◆ **EXERCISE TASK**:
Copy out each line of the data holding "with".

◆ **STORED ROWS**:
------------------------

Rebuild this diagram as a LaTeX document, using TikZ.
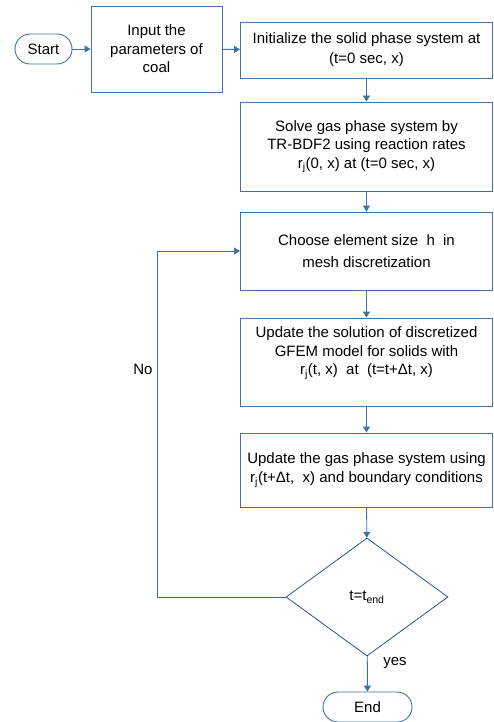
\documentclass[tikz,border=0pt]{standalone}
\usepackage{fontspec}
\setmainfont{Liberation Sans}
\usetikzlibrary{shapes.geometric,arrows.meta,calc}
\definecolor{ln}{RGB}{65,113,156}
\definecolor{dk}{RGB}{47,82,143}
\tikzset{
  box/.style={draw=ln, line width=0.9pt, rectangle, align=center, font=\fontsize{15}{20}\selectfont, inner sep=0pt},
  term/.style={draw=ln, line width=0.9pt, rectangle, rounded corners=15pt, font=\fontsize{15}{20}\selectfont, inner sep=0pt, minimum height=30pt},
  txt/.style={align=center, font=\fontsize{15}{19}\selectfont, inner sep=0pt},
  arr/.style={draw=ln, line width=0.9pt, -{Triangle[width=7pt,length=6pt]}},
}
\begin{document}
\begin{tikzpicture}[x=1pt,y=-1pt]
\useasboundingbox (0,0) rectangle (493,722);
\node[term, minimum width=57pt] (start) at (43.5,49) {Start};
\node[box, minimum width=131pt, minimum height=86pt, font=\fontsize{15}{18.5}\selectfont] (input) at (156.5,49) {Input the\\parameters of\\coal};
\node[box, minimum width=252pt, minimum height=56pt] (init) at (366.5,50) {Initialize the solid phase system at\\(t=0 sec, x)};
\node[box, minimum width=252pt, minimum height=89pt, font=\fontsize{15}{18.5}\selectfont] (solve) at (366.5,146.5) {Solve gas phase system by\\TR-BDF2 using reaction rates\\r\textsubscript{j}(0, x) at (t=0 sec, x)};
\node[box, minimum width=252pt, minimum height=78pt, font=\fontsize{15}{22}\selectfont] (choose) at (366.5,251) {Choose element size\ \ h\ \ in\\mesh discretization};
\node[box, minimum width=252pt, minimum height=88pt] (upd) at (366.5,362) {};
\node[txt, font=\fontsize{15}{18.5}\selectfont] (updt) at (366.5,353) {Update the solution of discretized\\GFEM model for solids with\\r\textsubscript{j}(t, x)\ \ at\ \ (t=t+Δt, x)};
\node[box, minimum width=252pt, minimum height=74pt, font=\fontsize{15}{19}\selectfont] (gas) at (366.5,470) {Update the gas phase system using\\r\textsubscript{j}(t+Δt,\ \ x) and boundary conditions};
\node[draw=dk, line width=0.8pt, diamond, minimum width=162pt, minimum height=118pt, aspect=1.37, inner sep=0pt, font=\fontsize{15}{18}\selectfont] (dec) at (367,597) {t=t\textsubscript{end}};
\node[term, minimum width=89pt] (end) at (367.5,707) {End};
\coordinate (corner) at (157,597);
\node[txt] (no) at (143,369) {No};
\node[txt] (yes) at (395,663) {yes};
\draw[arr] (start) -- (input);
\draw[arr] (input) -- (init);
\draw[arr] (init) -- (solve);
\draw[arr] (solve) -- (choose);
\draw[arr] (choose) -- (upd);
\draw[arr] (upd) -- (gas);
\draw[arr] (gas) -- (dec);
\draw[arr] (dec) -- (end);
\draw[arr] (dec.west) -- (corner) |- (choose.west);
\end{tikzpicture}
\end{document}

------------------------

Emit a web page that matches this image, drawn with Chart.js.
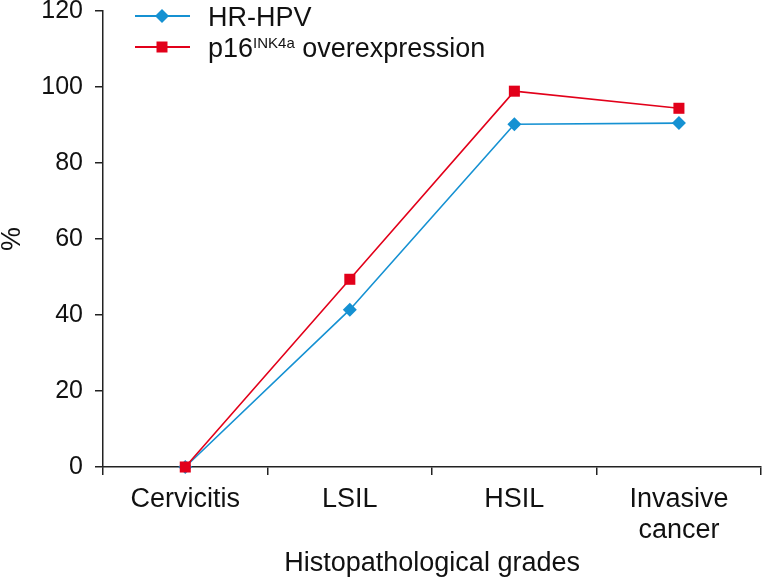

------------------------

◆ **THE OUTPUT**:
\node[txt, font=\fontsize{15}{18.5}\selectfont] (updt) at (366.5,353) {Update the solution of discretized\\GFEM model for solids with\\r\textsubscript{j}(t, x)\ \ at\ \ (t=t+Δt, x)};
Emit a web page that matches this image, drawn with Chart.js.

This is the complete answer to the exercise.